- Location: Porcupine Hills Provincial Park, Saskatchewan
- Coordinates: 52°32′00″N 101°46′02″W﻿ / ﻿52.5333°N 101.7671°W
- Part of: Nelson River drainage basin
- Primary inflows: Midnight Creek
- River sources: Porcupine Hills
- Primary outflows: Midnight Creek
- Basin countries: Canada
- Surface area: 33.6 ha (83 acres)
- Max. depth: 3.7 m (12 ft)
- Shore length^{1}: 6.13 km (3.81 mi)
- Surface elevation: 703 m (2,306 ft)
- Settlements: None

= Isbister Lake =

Lake in Saskatchewan, Canada

Isbister Lake is a lake in the Canadian province of Saskatchewan. It is situated in the east-central part of the province along the course of Midnight Creek in the Porcupine Hills and Porcupine Provincial Forest. The lake is in the Woody River Block of Porcupine Hills Provincial Park. Highway 980 provides access to the southern shore of the lake and its amenities. Isbister Lake is situated in boreal forest and surrounded by hills, other small lakes, and muskeg.
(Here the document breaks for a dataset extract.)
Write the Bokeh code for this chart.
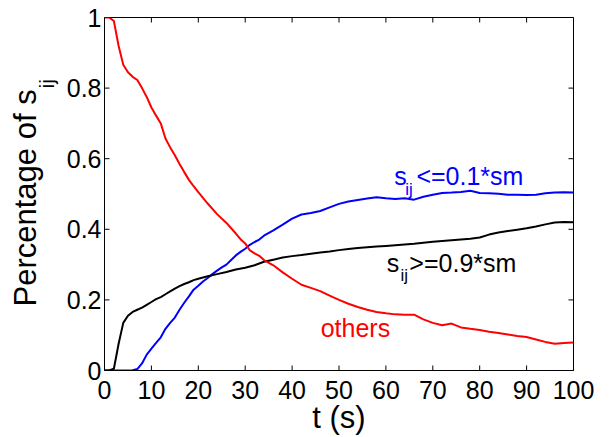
import math

from bokeh.plotting import figure
from bokeh.models import Range1d, FixedTicker, Label, Title
from bokeh.embed import file_html
from bokeh.resources import INLINE

# time axis (s) and fraction of s_ij in each class
t_others = [0, 1, 2, 3, 4, 5, 6, 7, 8, 9, 10, 11, 12, 13, 14, 15, 16, 17, 18, 19, 20,
            22, 24, 26, 28, 29, 30, 31, 32, 33, 34, 36, 38, 40, 42, 44, 46, 48, 50,
            52, 54, 56, 58, 60, 62, 64, 66, 68, 70, 72, 74, 76, 78, 80, 82, 84, 86,
            88, 90, 92, 94, 96, 98, 100]
others = [1.0, 1.0, 0.99, 0.92, 0.866, 0.845, 0.832, 0.823, 0.80, 0.775, 0.745, 0.722,
          0.70, 0.657, 0.632, 0.61, 0.585, 0.562, 0.54, 0.522, 0.505,
          0.473, 0.443, 0.418, 0.388, 0.372, 0.36, 0.34, 0.332, 0.325, 0.313, 0.298,
          0.278, 0.26, 0.243, 0.234, 0.225, 0.212, 0.200,
          0.189, 0.18, 0.172, 0.166, 0.162, 0.159, 0.158, 0.158, 0.145, 0.135, 0.128,
          0.133, 0.122, 0.118, 0.115, 0.11, 0.106, 0.102,
          0.098, 0.095, 0.088, 0.081, 0.076, 0.078, 0.079]

t_low = [0, 2, 4, 6, 7, 8, 9, 10, 11, 12, 13, 14, 15, 16, 17, 18, 19, 20, 21, 22, 23,
         24, 25, 26, 27, 28, 29, 30, 31, 32, 33, 34, 36, 38, 40, 42, 44, 46, 48, 50,
         52, 54, 56, 58, 60, 62, 64, 66, 68, 70, 72, 74, 76, 78, 80, 82, 84, 86, 88,
         90, 92, 94, 96, 98, 100]
low = [0.0, 0.0, 0.0, 0.001, 0.004, 0.02, 0.045, 0.062, 0.078, 0.094, 0.118, 0.135,
       0.15, 0.172, 0.192, 0.21, 0.229, 0.24, 0.252, 0.262, 0.273,
       0.283, 0.292, 0.3, 0.313, 0.326, 0.336, 0.345, 0.356, 0.364, 0.371, 0.382,
       0.397, 0.413, 0.43, 0.442, 0.446, 0.452, 0.462, 0.472,
       0.479, 0.483, 0.487, 0.491, 0.488, 0.486, 0.488, 0.484, 0.492, 0.498, 0.503,
       0.504, 0.506, 0.509, 0.503, 0.502, 0.501, 0.498, 0.498,
       0.497, 0.498, 0.502, 0.504, 0.505, 0.504]

t_high = [0, 1, 2, 3, 4, 5, 6, 7, 8, 9, 10, 11, 12, 13, 14, 15, 16, 17, 18, 19, 20,
          22, 24, 26, 28, 30, 32, 34, 36, 38, 40, 42, 44, 46, 48, 50, 52, 54, 56, 58,
          60, 62, 64, 66, 68, 70, 72, 74, 76, 78, 80, 82, 84, 86, 88, 90, 92, 94, 96,
          98, 100]
high = [0.0, 0.0, 0.005, 0.075, 0.135, 0.155, 0.166, 0.172, 0.178, 0.186, 0.194,
        0.202, 0.208, 0.216, 0.224, 0.232, 0.239, 0.245, 0.25, 0.256, 0.26,
        0.267, 0.273, 0.279, 0.286, 0.291, 0.298, 0.308, 0.314, 0.32, 0.324, 0.327,
        0.331, 0.334, 0.337, 0.341, 0.344, 0.347, 0.349, 0.351,
        0.353, 0.355, 0.357, 0.359, 0.362, 0.365, 0.367, 0.369, 0.371, 0.373, 0.377,
        0.385, 0.391, 0.395, 0.399, 0.403, 0.408, 0.414, 0.419, 0.421, 0.42]

x_ticks = [0, 10, 20, 30, 40, 50, 60, 70, 80, 90, 100]
y_ticks = [0, 0.2, 0.4, 0.6, 0.8, 1]
y_tick_labels = {0: "0", 0.2: "0.2", 0.4: "0.4", 0.6: "0.6", 0.8: "0.8", 1: "1"}

X_MIN, X_MAX = 0, 100
Y_MIN, Y_MAX = 0, 1

FONT = "Liberation Sans"
TICK_SIZE = "25px"
LABEL_SIZE = "31px"
ANNOT_SIZE = "25px"
SUB_SIZE = "17px"
TICK_LEN = 5

p = figure(width=610, height=437, output_backend="svg", toolbar_location=None,
           x_range=Range1d(X_MIN, X_MAX), y_range=Range1d(Y_MIN, Y_MAX),
           min_border_left=104, min_border_right=37, min_border_top=17,
           min_border_bottom=66)
p.background_fill_color = "white"
p.border_fill_color = "white"
p.outline_line_color = "black"
p.outline_line_width = 1
p.grid.visible = False

for ax, ticks in ((p.xaxis[0], x_ticks), (p.yaxis[0], y_ticks)):
    ax.ticker = FixedTicker(ticks=ticks)
    ax.major_tick_in = 0
    ax.major_tick_out = 0
    ax.minor_tick_line_color = None
    ax.axis_line_color = "black"
    ax.major_label_text_font = FONT
    ax.major_label_text_font_size = TICK_SIZE
    ax.major_label_text_color = "black"

p.xaxis[0].major_label_standoff = 10
p.yaxis[0].major_label_standoff = 3
p.yaxis[0].major_label_overrides = y_tick_labels

p.xaxis[0].axis_label = "t (s)"
p.xaxis[0].axis_label_text_font = FONT
p.xaxis[0].axis_label_text_font_size = LABEL_SIZE
p.xaxis[0].axis_label_text_font_style = "normal"
p.xaxis[0].axis_label_text_color = "black"
p.xaxis[0].axis_label_standoff = -2

# inward ticks on all four sides of the box
tick_style = dict(length=TICK_LEN, length_units="screen", line_color="black", line_width=1)
p.ray(x=x_ticks, y=[Y_MIN] * len(x_ticks), angle=math.pi / 2, **tick_style)
p.ray(x=x_ticks, y=[Y_MAX] * len(x_ticks), angle=-math.pi / 2, **tick_style)
p.ray(x=[X_MIN] * len(y_ticks), y=y_ticks, angle=0, **tick_style)
p.ray(x=[X_MAX] * len(y_ticks), y=y_ticks, angle=math.pi, **tick_style)

p.line(t_low, low, line_color="#0000ff", line_width=2)
p.line(t_high, high, line_color="black", line_width=2)
p.line(t_others, others, line_color="#ff0000", line_width=2)


def add_text(x, y, text, size, color="black"):
    p.add_layout(Label(x=x, y=y, text=text, text_font=FONT, text_font_size=size,
                       text_color=color, text_align="left",
                       text_baseline="alphabetic"))


# curve annotations with subscripted s_ij
add_text(61.8, 0.550, "s", ANNOT_SIZE, "#0000ff")
add_text(64.1, 0.513, "ij", SUB_SIZE, "#0000ff")
add_text(66.5, 0.550, "<=0.1*sm", ANNOT_SIZE, "#0000ff")

add_text(60.2, 0.305, "s", ANNOT_SIZE, "black")
add_text(63.1, 0.268, "ij", SUB_SIZE, "black")
add_text(65.0, 0.305, ">=0.9*sm", ANNOT_SIZE, "black")

add_text(46.1, 0.120, "others", ANNOT_SIZE, "#ff0000")

# vertical y title with its subscript, stacked in the left panel
p.add_layout(Title(text="ij", align="left", offset=282, standoff=11,
                   text_font=FONT, text_font_size="21px", text_font_style="normal",
                   text_color="black"), "left")
p.add_layout(Title(text="Percentage of s", align="left", offset=64, standoff=-30,
                   text_font=FONT, text_font_size=LABEL_SIZE, text_font_style="normal",
                   text_color="black"), "left")

open("out.html", "w").write(file_html(p, INLINE))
The lake was named in memory of Rifleman Archie Isbister of the Regina Rifle Regiment who died on 6 June 1944 fighting in World War II. Since 1947 Saskatchewan has been naming lakes after fallen soldiers and there are now more than 4,000 such lakes in the province.

== Parks and recreation ==
Prior to the formation of Porcupine Hills Provincial Park in 2018, the parkland around Isbister Lake was a provincial recreation site called Woody River Recreation Site. At Isbister Lake, there is a small campground, dock, fish cleaning station, and picnic tables.

== Fish species ==
Fish commonly found in the lake include northern pike, perch, and walleye.